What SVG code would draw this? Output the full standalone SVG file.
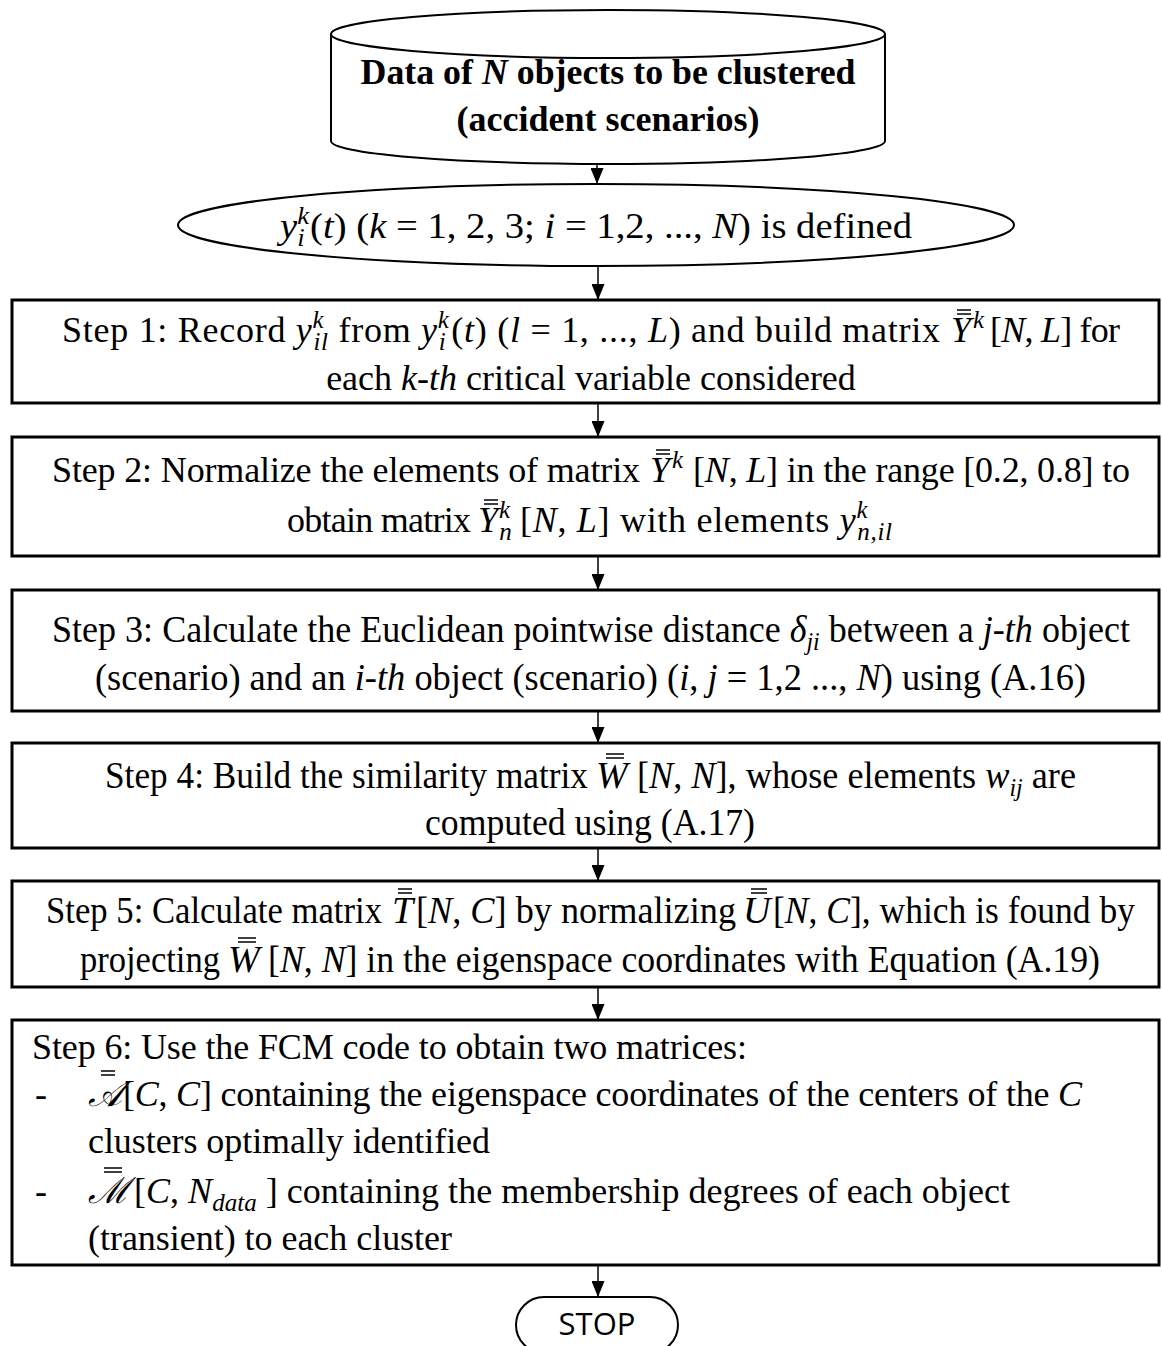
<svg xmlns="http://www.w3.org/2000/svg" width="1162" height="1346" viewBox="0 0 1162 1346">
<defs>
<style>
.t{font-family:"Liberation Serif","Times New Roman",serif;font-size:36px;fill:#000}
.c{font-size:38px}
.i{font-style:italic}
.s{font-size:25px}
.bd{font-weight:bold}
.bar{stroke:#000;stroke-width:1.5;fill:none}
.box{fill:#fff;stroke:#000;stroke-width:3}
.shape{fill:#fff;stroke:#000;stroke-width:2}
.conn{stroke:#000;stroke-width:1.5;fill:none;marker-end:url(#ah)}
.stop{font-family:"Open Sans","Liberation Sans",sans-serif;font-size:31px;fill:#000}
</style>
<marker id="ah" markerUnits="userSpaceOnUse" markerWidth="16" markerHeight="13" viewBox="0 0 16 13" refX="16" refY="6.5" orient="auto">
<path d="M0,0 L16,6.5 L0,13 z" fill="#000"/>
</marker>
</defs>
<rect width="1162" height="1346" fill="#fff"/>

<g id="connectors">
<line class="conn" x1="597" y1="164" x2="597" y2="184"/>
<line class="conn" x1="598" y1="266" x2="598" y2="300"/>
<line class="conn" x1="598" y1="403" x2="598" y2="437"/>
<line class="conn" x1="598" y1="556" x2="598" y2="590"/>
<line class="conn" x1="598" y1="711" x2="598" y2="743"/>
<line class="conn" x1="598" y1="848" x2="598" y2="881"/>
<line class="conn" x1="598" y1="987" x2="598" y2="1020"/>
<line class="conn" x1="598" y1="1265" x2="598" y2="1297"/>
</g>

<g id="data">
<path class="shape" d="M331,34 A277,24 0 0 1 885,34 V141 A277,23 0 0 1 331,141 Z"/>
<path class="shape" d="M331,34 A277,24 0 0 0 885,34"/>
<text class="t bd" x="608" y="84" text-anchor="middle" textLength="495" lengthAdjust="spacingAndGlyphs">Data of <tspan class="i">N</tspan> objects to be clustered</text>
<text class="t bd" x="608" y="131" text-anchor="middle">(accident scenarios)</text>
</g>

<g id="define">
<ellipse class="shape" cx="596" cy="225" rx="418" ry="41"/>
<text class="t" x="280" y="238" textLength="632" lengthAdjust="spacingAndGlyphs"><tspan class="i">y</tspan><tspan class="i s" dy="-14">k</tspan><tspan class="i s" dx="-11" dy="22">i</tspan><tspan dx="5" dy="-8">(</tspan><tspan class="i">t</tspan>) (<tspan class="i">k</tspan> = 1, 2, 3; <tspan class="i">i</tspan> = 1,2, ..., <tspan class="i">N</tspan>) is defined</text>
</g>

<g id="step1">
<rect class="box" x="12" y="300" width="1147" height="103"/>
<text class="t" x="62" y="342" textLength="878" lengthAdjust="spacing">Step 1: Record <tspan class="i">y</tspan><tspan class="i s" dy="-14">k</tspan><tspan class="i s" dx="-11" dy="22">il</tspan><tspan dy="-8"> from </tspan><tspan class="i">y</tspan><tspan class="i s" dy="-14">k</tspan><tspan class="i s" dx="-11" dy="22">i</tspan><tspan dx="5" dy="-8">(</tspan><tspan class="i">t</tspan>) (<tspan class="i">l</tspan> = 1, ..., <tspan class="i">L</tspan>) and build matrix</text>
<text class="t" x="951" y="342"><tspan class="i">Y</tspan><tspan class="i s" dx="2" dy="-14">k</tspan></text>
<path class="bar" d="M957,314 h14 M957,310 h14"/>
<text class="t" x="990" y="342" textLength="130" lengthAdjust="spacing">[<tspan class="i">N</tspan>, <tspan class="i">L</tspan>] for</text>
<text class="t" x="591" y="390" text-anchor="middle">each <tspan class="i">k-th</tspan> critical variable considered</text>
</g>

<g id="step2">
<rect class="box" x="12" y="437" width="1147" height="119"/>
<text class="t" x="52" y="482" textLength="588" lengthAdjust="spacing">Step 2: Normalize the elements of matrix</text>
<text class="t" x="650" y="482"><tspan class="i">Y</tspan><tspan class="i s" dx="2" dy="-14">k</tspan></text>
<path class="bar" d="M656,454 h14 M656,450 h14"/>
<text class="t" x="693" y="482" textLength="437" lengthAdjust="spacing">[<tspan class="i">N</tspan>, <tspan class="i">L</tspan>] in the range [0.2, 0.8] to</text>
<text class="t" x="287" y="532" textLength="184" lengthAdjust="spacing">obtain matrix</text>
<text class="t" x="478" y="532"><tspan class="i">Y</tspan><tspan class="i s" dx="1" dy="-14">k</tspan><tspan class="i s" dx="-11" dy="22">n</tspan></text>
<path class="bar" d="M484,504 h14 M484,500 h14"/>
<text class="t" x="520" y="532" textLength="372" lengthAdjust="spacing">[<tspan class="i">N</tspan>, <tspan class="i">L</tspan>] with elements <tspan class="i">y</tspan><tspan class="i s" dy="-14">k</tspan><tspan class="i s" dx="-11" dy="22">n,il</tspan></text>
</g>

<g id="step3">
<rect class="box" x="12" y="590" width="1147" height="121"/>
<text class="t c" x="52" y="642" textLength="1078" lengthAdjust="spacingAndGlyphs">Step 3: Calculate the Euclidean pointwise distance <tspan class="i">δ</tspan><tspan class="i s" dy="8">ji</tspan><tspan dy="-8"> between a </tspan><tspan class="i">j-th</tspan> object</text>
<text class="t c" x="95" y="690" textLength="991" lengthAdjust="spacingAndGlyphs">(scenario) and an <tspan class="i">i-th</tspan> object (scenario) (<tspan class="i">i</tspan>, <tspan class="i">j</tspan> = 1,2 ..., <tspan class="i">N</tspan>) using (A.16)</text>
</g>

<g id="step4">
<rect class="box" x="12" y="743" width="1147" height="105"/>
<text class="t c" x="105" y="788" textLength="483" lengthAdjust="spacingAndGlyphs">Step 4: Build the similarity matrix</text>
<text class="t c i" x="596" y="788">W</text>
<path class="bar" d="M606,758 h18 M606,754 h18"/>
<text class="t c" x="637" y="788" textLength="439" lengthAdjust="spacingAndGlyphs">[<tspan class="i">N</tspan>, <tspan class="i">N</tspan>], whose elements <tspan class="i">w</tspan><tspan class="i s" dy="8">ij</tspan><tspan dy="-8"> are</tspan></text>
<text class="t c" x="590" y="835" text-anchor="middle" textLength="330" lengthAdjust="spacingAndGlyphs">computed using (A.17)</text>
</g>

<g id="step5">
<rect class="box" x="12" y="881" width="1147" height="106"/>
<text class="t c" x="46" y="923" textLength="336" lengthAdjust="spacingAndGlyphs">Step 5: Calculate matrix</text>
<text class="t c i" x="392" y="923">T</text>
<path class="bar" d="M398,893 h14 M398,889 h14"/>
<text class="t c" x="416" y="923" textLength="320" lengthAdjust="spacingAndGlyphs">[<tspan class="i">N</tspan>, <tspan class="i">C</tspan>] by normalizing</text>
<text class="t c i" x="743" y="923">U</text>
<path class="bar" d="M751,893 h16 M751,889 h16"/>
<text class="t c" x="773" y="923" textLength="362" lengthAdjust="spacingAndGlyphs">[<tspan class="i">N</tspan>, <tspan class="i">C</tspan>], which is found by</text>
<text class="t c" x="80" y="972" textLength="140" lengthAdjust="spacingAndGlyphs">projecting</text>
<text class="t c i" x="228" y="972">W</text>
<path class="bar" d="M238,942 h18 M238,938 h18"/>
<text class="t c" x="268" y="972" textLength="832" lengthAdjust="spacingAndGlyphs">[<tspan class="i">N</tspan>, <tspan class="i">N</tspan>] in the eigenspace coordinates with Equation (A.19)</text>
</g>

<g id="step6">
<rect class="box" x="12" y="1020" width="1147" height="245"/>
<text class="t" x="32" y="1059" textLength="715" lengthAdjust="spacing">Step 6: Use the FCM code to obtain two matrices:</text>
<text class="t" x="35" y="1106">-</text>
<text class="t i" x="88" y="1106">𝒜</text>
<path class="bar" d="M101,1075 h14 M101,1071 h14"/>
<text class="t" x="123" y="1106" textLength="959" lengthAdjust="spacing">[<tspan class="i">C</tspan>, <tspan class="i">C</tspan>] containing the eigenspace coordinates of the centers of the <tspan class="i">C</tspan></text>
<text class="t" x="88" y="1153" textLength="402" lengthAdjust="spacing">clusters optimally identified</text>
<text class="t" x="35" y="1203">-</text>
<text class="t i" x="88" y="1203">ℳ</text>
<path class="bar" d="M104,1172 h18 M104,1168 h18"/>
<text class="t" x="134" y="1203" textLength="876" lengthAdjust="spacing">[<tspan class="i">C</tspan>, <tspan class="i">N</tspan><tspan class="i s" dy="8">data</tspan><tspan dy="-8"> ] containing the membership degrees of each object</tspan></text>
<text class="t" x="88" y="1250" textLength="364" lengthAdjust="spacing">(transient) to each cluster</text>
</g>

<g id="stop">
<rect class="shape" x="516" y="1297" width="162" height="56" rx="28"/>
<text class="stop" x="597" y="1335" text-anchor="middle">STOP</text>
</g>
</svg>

== Your goal ==
Every line that holds the string "code" should be returned.

== Final result ==
What SVG code would draw this? Output the full standalone SVG file.
<text class="t" x="32" y="1059" textLength="715" lengthAdjust="spacing">Step 6: Use the FCM code to obtain two matrices:</text>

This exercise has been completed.